Design of Open-Source Medical Devices for Improved Usability and Risk Minimization

Safe performance is essential for any medical technology and its assurance a requirement for reaching market and, hence, making societal impacts. Consequently, a wide set of methodologies, techniques and international standards propose strategies for detecting and minimizing design, manufacturing and operational risks and deal with the analysis and assessment of potential use errors and malfunctions during the operation of healthcare technologies. Open-source medical devices (OSMDs) are typically designed in a collaborative way, involving truly international and multicultural development teams and following development life cycles, through which the information is shared, and also manipulated and updated, within large communities of “makers”. Besides, OSMDs are sometimes manufactured and delivered through still unconventional supply chains.

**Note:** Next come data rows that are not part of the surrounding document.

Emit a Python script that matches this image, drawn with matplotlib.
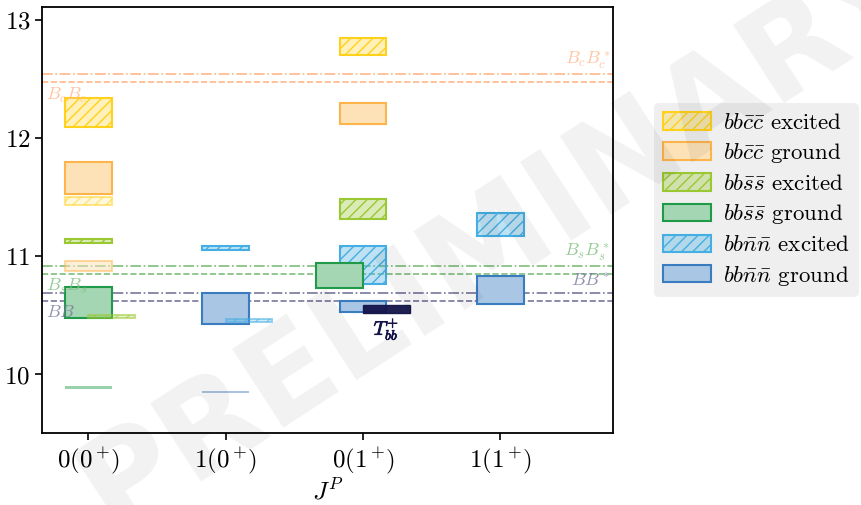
import matplotlib
matplotlib.use("Agg")
import matplotlib.pyplot as plt
import matplotlib.patheffects as pe
from matplotlib.colors import to_rgba
from matplotlib.patches import Rectangle, Patch

plt.rcParams['font.family'] = 'serif'
plt.rcParams['font.serif'] = ['cmr10', 'DejaVu Serif']
plt.rcParams['mathtext.fontset'] = 'cm'
plt.rcParams['axes.formatter.use_mathtext'] = True
plt.rcParams['axes.unicode_minus'] = False
plt.rcParams['hatch.linewidth'] = 1.0

# --- data (GeV) : (column, low, high) ---
columns = [r'$0(0^+\!)$', r'$1(0^+\!)$', r'$0(1^+\!)$', r'$1(1^+\!)$']

cc_exc = [(0, 12.10, 12.34), (2, 12.71, 12.85)]
cc_gnd = [(0, 11.53, 11.80), (2, 12.12, 12.30)]
ss_exc = [(0, 11.117, 11.151), (2, 11.32, 11.49)]
ss_gnd = [(0, 10.48, 10.74)]
nn_exc = [(1, 11.055, 11.089), (2, 10.77, 11.09), (3, 11.17, 11.37)]
nn_gnd = [(1, 10.43, 10.69), (2, 10.53, 10.62), (3, 10.60, 10.83)]

# fainter levels
cc_exc_faint = [(0, 11.434, 11.505)]
cc_gnd_faint = [(0, 10.88, 10.96)]
ss_gnd_faint = [(0, 9.877, 9.902)]
nn_gnd_faint = [(1, 9.84, 9.86)]

# levels drawn beside the column
ss_exc_right = [(0, 10.48, 10.50)]
nn_exc_right = [(1, 10.445, 10.467)]
ss_gnd_left = [(2, 10.73, 10.94)]
tbb = [(2, 10.52, 10.59)]

# thresholds: (name, value)
thr_cc = [('$B_cB_c$', 12.478), ('$B_cB_c^*$', 12.542)]
thr_ss = [('$B_sB_s$', 10.854), ('$B_sB_s^*$', 10.917)]
thr_nn = [('$BB$', 10.623), ('$BB^*$', 10.690)]

styles = {
    'cc_exc': dict(ec='#FFD11A', fc='#FFD11A', fa=0.30, hatch='///'),
    'cc_gnd': dict(ec='#FDB44B', fc='#FDE2B8', fa=1.0, hatch=None),
    'ss_exc': dict(ec='#9AC832', fc='#9AC832', fa=0.35, hatch='///'),
    'ss_gnd': dict(ec='#1E9A48', fc='#A5D6B4', fa=1.0, hatch=None),
    'nn_exc': dict(ec='#45AEE2', fc='#45AEE2', fa=0.35, hatch='///'),
    'nn_gnd': dict(ec='#3A7CC0', fc='#A9C7E4', fa=1.0, hatch=None),
}

W = 0.34

fig = plt.figure(figsize=(8.61, 5.05), dpi=100)
ax = fig.add_axes([0.0491, 0.1416, 0.663, 0.8439])


def colors(key, a=1.0):
    st = styles[key]
    return to_rgba(st['fc'], st['fa'] * a), to_rgba(st['ec'], a)


def draw(levels, key, shift=0.0, a=1.0, z=3):
    fc, ec = colors(key, a)
    for col, lo, hi in levels:
        r = Rectangle((col + shift - W / 2, lo), W, hi - lo,
                      facecolor=fc, edgecolor=ec,
                      hatch=styles[key]['hatch'], lw=1.5, zorder=z)
        ax.add_patch(r)


def draw_bar(levels, key, a):
    # very thin levels: plain solid bar
    c = to_rgba(styles[key]['ec'], a)
    for col, lo, hi in levels:
        ax.add_patch(Rectangle((col - W / 2, lo), W, hi - lo, facecolor=c,
                               edgecolor='none', zorder=3))


draw(cc_exc, 'cc_exc')
draw(cc_gnd, 'cc_gnd')
draw(ss_exc, 'ss_exc')
draw(ss_gnd, 'ss_gnd')
draw(nn_exc, 'nn_exc')
draw(nn_gnd, 'nn_gnd')
draw(cc_exc_faint, 'cc_exc', a=0.5)
draw(cc_gnd_faint, 'cc_gnd', a=0.5)
draw_bar(ss_gnd_faint, 'ss_gnd', a=0.45)
draw_bar(nn_gnd_faint, 'nn_gnd', a=0.45)
draw(ss_exc_right, 'ss_exc', shift=W / 2, a=0.55)
draw(nn_exc_right, 'nn_exc', shift=W / 2, a=0.55)
draw(ss_gnd_left, 'ss_gnd', shift=-W / 2, z=4)

navy = '#14144A'
for col, lo, hi in tbb:
    ax.add_patch(Rectangle((col, lo), W, hi - lo, facecolor=navy,
                           edgecolor=navy, lw=1.0, alpha=0.95, zorder=5))
    ax.text(col + W / 2, lo - 0.13, r'$T_{bb}^{+}$', color=navy, fontsize=14,
            ha='center', va='center',
            path_effects=[pe.withStroke(linewidth=0.6, foreground=navy)])

# thresholds
for thr, color in [(thr_cc, '#FFB68A'), (thr_ss, '#7CBF7C'), (thr_nn, '#77779C')]:
    (n1, v1), (n2, v2) = thr
    ax.axhline(v1, color=color, ls='--', lw=1.2, zorder=2)
    ax.axhline(v2, color=color, ls='-.', lw=1.2, zorder=2)
    ax.text(-0.31, v1 - 0.03, n1, color=color, alpha=0.8, fontsize=13,
            ha='left', va='top')
    ax.text(3.80, v2 + 0.03, n2, color=color, alpha=0.8, fontsize=13,
            ha='right', va='bottom')

ax.set_xlim(-0.335, 3.82)
ax.set_ylim(9.5, 13.11)
ax.set_xticks(range(len(columns)))
ax.set_xticklabels(columns)
ax.set_yticks([10, 11, 12, 13])
ax.tick_params(labelsize=18, length=5, width=1.2)
for s in ax.spines.values():
    s.set_linewidth(1.3)
ax.set_xlabel('$J^P$', fontsize=18, labelpad=2)

keys = ['cc_exc', 'cc_gnd', 'ss_exc', 'ss_gnd', 'nn_exc', 'nn_gnd']
handles = []
for k in keys:
    fc, ec = colors(k)
    handles.append(Patch(facecolor=fc, edgecolor=ec, hatch=styles[k]['hatch'], lw=1.5))
labels = [r'$bb\bar{c}\bar{c}$ excited', r'$bb\bar{c}\bar{c}$ ground',
          r'$bb\bar{s}\bar{s}$ excited', r'$bb\bar{s}\bar{s}$ ground',
          r'$bb\bar{n}\bar{n}$ excited', r'$bb\bar{n}\bar{n}$ ground']
leg = fig.legend(handles, labels, loc='upper left',
                 bbox_to_anchor=(654 / 861, 1 - 103 / 505),
                 fontsize=16.5, frameon=True, facecolor='#EFEFEF',
                 edgecolor='none', framealpha=1, handlelength=2.1,
                 handleheight=0.8, handletextpad=0.5, labelspacing=0.36,
                 borderpad=0.4, borderaxespad=0)

fig.text(0.58, 0.53, 'PRELIMINARY', rotation=33, fontsize=92,
         family='DejaVu Sans', weight='bold', color='black', alpha=0.055,
         ha='center', va='center', zorder=10)

fig.savefig('out.png', dpi=100)
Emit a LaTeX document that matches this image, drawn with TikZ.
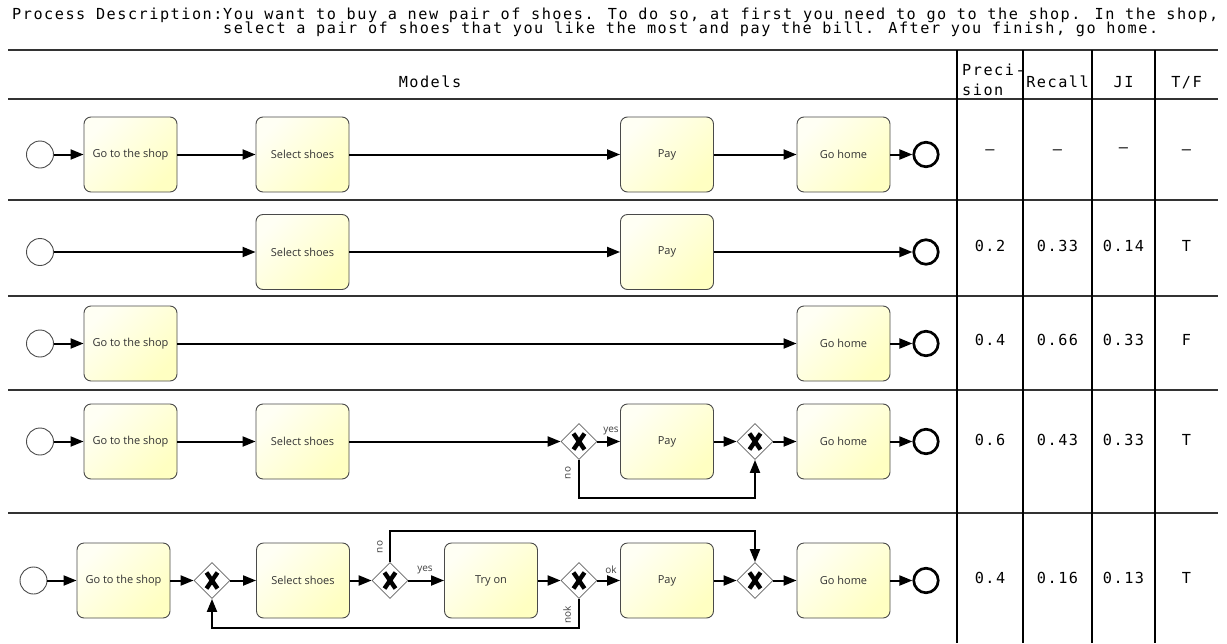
\documentclass[tikz,border=0pt]{standalone}
\usepackage{fontspec}
\newfontfamily\monof[LetterSpace=10]{DejaVu Sans Mono}
\newfontfamily\bpmnf{Open Sans}
\usetikzlibrary{arrows.meta,shapes.geometric,calc}
\definecolor{taskA}{HTML}{FFFFF4}
\definecolor{taskB}{HTML}{FFFFC2}
\definecolor{taskline}{HTML}{4A4A4A}
\begin{document}
\begin{tikzpicture}[x=1pt,y=-1pt,
  mono/.style={font=\monof\fontsize{15.2}{17}\selectfont, inner sep=0pt, text=black},
  task/.style={draw=taskline, line width=0.9pt, rounded corners=7pt,
    minimum width=93pt, minimum height=75pt, inner sep=0pt,
    shading=axis, top color=taskA, bottom color=taskB, shading angle=45,
    font=\bpmnf\fontsize{11}{13}\selectfont, text=black!80},
  startev/.style={circle, draw=black!70, line width=0.9pt, fill=white, minimum size=27pt, inner sep=0pt},
  endev/.style={circle, draw=black, line width=2.7pt, fill=white, minimum size=24.5pt, inner sep=0pt},
  gw/.style={diamond, draw=black!60, line width=0.8pt, fill=white,
    minimum width=36pt, minimum height=36pt, inner sep=0pt,
    path picture={\draw[line width=4.4pt,black]
      ([shift={(-5.5pt,-8pt)}]path picture bounding box.center) -- ([shift={(5.5pt,8pt)}]path picture bounding box.center)
      ([shift={(-5.5pt,8pt)}]path picture bounding box.center) -- ([shift={(5.5pt,-8pt)}]path picture bounding box.center);}},
  flow/.style={draw=black, line width=2pt, -{Triangle[length=13pt,width=10pt]}},
  lbl/.style={font=\bpmnf\fontsize{10}{12}\selectfont, text=black!75, inner sep=0pt},
  hrule/.style={draw=black!80, line width=1.5pt},
  vrule/.style={draw=black, line width=1.2pt}
]
\useasboundingbox (0,0) rectangle (1227,643);
\fill[white] (0,0) rectangle (1227,643);

% title
\node[mono, anchor=base west] (pd) at (12,19.5) {Process Description:};
\node[mono, anchor=base west] (t1) at (223,19.5) {You want to buy a new pair of shoes. To do so, at first you need to go to the shop. In the shop,};
\node[mono, anchor=base west] (t2) at (223,33.5) {select a pair of shoes that you like the most and pay the bill. After you finish, go home.};

% table rules
\foreach \yy in {50,99,200,296,390,513} {\draw[hrule] (8,\yy) -- (1218,\yy);}
\foreach \xx in {957,1023,1092,1155} {\draw[vrule] (\xx,50) -- (\xx,643);}

% header
\node[mono, anchor=base] (hm) at (430,87) {Models};
\node[mono, anchor=base west] (hp1) at (962,75) {Preci-};
\node[mono, anchor=base west] (hp2) at (962,95) {sion};
\node[mono, anchor=base] (hr) at (1057.5,87) {Recall};
\node[mono, anchor=base] (hj) at (1123.5,87) {JI};
\node[mono, anchor=base] (ht) at (1186.5,87) {T/F};

% values
\node[mono, anchor=base] (v11) at (990,154.5) {–};
\node[mono, anchor=base] (v12) at (1057.5,154.5) {–};
\node[mono, anchor=base] (v13) at (1123.5,152) {–};
\node[mono, anchor=base] (v14) at (1186.5,154.5) {–};
\node[mono, anchor=base] (v21) at (990,251.5) {0.2};
\node[mono, anchor=base] (v22) at (1057.5,251.5) {0.33};
\node[mono, anchor=base] (v23) at (1123.5,251.5) {0.14};
\node[mono, anchor=base] (v24) at (1186.5,251.5) {T};
\node[mono, anchor=base] (v31) at (990,345) {0.4};
\node[mono, anchor=base] (v32) at (1057.5,345) {0.66};
\node[mono, anchor=base] (v33) at (1123.5,345) {0.33};
\node[mono, anchor=base] (v34) at (1186.5,345) {F};
\node[mono, anchor=base] (v41) at (990,445) {0.6};
\node[mono, anchor=base] (v42) at (1057.5,445) {0.43};
\node[mono, anchor=base] (v43) at (1123.5,445) {0.33};
\node[mono, anchor=base] (v44) at (1186.5,445) {T};
\node[mono, anchor=base] (v51) at (990,583.5) {0.4};
\node[mono, anchor=base] (v52) at (1057.5,583.5) {0.16};
\node[mono, anchor=base] (v53) at (1123.5,583.5) {0.13};
\node[mono, anchor=base] (v54) at (1186.5,583.5) {T};

% ---------- row 1
\node[startev] (r1s) at (40,154.5) {};
\node[task] (r1a) at (130.5,154.5) {Go to the shop};
\node[task] (r1b) at (302.5,154.5) {Select shoes};
\node[task] (r1c) at (667,154.5) {Pay};
\node[task] (r1d) at (843.5,154.5) {Go home};
\node[endev] (r1e) at (926,154.5) {};
\draw[flow] (r1s) -- (r1a);
\draw[flow] (r1a) -- (r1b);
\draw[flow] (r1b) -- (r1c);
\draw[flow] (r1c) -- (r1d);
\draw[flow] (r1d) -- (r1e);

% ---------- row 2
\node[startev] (r2s) at (40,252) {};
\node[task] (r2b) at (302.5,252) {Select shoes};
\node[task] (r2c) at (667,252) {Pay};
\node[endev] (r2e) at (926,252) {};
\draw[flow] (r2s) -- (r2b);
\draw[flow] (r2b) -- (r2c);
\draw[flow] (r2c) -- (r2e);

% ---------- row 3
\node[startev] (r3s) at (40,343.5) {};
\node[task] (r3a) at (130.5,343.5) {Go to the shop};
\node[task] (r3d) at (843.5,343.5) {Go home};
\node[endev] (r3e) at (926,343.5) {};
\draw[flow] (r3s) -- (r3a);
\draw[flow] (r3a) -- (r3d);
\draw[flow] (r3d) -- (r3e);

% ---------- row 4
\node[startev] (r4s) at (40,441.5) {};
\node[task] (r4a) at (130.5,441.5) {Go to the shop};
\node[task] (r4b) at (302.5,441.5) {Select shoes};
\node[gw] (r4g1) at (579,441.5) {};
\node[task] (r4c) at (667,441.5) {Pay};
\node[gw] (r4g2) at (755,441.5) {};
\node[task] (r4d) at (843.5,441.5) {Go home};
\node[endev] (r4e) at (926,441.5) {};
\coordinate (r4lp) at (667,498);
\draw[flow] (r4s) -- (r4a);
\draw[flow] (r4a) -- (r4b);
\draw[flow] (r4b) -- (r4g1);
\draw[flow] (r4g1) -- (r4c);
\draw[flow] (r4c) -- (r4g2);
\draw[flow] (r4g2) -- (r4d);
\draw[flow] (r4d) -- (r4e);
\draw[flow] (r4g1.south) |- (r4lp) -| (r4g2.south);
\node[lbl] (r4yes) at (611,431) {yes};
\node[lbl, rotate=90] (r4no) at (568,473) {no};

% ---------- row 5
\node[startev] (r5s) at (33.5,580.5) {};
\node[task] (r5a) at (123.5,580.5) {Go to the shop};
\node[gw] (r5g1) at (212,580.5) {};
\node[task] (r5b) at (303,580.5) {Select shoes};
\node[gw] (r5g2) at (390,580.5) {};
\node[task] (r5t) at (491,580.5) {Try on};
\node[gw] (r5g3) at (579,580.5) {};
\node[task] (r5c) at (667,580.5) {Pay};
\node[gw] (r5g4) at (755,580.5) {};
\node[task] (r5d) at (843.5,580.5) {Go home};
\node[endev] (r5e) at (926,580.5) {};
\coordinate (r5lp) at (400,628);
\coordinate (r5up) at (570,531);
\draw[flow] (r5s) -- (r5a);
\draw[flow] (r5a) -- (r5g1);
\draw[flow] (r5g1) -- (r5b);
\draw[flow] (r5b) -- (r5g2);
\draw[flow] (r5g2) -- (r5t);
\draw[flow] (r5t) -- (r5g3);
\draw[flow] (r5g3) -- (r5c);
\draw[flow] (r5c) -- (r5g4);
\draw[flow] (r5g4) -- (r5d);
\draw[flow] (r5d) -- (r5e);
\draw[flow] (r5g3.south) |- (r5lp) -| (r5g1.south);
\draw[flow] (r5g2.north) |- (r5up) -| (r5g4.north);
\node[lbl] (r5yes) at (425,570) {yes};
\node[lbl] (r5ok) at (611,570) {ok};
\node[lbl, rotate=90] (r5nok) at (567,615) {nok};
\node[lbl, rotate=90] (r5no) at (380,547) {no};
\end{tikzpicture}
\end{document}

As compared with traditional in-house developments, open-source approaches bring new uncertainties to the process and related potential hazards, if systematic methods for promoting usability and minimizing risks are not adequately shared in the open-source community, applied and documented. At the same time, the openness of information throughout the whole development process should, ideally, promote design peer-review and failure detection at earlier stages, if the design principles for OSMDs and their special features are correctly considered. In consequence, this chapter is prepared with the intention of summarizing the more relevant techniques and standards for usability promotion and risk minimization in biomedical engineering (BME) tasks linked to healthcare technology development. In addition, the final purpose is presenting an innovative and straightforward – user-friendly – methodology for developing intrinsically safe medical technologies, based on internationally accepted techniques and standards, and directly transferable to open-source medical devices. To illustrate the described methods and techniques, several case studies for electromedical devices, invasive devices, standalone software and protecting splints, among others, are presented, which serve to give proof of the flexibility and scalability of this method. Some key aspects linked to applying these methods to projects emerging from open-innovation schemes and delivered as open-source medical devices and technologies are discussed.